## Task objective
Please print exactly the lines below, from the start of the material up to and including the line with "0, 0, 0, 0, 4, 2, 0, 1, 1, 1]", but none of the pictures.
##### Dataset extract
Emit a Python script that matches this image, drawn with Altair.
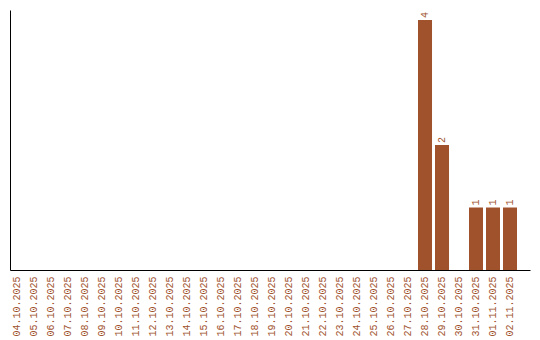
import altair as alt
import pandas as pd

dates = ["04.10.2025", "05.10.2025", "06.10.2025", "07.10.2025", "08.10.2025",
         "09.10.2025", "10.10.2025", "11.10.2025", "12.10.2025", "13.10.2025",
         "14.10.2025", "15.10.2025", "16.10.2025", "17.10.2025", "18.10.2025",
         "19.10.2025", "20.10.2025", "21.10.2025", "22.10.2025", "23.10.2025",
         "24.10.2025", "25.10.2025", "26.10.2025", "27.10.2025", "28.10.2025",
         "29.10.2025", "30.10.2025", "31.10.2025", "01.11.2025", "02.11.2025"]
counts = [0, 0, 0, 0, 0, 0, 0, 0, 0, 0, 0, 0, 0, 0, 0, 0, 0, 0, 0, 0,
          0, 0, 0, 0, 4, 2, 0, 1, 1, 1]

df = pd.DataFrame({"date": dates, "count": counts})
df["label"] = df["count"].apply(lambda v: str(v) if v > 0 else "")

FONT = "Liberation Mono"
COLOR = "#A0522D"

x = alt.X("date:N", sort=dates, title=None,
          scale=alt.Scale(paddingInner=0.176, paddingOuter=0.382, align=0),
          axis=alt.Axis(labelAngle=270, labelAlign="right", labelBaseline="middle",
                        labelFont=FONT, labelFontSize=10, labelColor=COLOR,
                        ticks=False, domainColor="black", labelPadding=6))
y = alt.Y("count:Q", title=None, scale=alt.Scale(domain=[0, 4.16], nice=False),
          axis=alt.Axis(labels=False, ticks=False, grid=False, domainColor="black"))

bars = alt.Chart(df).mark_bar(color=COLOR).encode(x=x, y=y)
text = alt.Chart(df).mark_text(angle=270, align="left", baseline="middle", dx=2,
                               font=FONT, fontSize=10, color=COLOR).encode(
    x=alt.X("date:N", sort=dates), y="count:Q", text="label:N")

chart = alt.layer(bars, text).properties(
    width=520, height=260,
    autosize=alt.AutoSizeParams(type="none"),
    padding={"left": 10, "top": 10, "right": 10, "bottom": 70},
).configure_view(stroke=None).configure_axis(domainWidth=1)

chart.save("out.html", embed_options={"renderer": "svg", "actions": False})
##########
## Final answer
Emit a Python script that matches this image, drawn with Altair.
import altair as alt
import pandas as pd

dates = ["04.10.2025", "05.10.2025", "06.10.2025", "07.10.2025", "08.10.2025",
         "09.10.2025", "10.10.2025", "11.10.2025", "12.10.2025", "13.10.2025",
         "14.10.2025", "15.10.2025", "16.10.2025", "17.10.2025", "18.10.2025",
         "19.10.2025", "20.10.2025", "21.10.2025", "22.10.2025", "23.10.2025",
         "24.10.2025", "25.10.2025", "26.10.2025", "27.10.2025", "28.10.2025",
         "29.10.2025", "30.10.2025", "31.10.2025", "01.11.2025", "02.11.2025"]
counts = [0, 0, 0, 0, 0, 0, 0, 0, 0, 0, 0, 0, 0, 0, 0, 0, 0, 0, 0, 0,
          0, 0, 0, 0, 4, 2, 0, 1, 1, 1]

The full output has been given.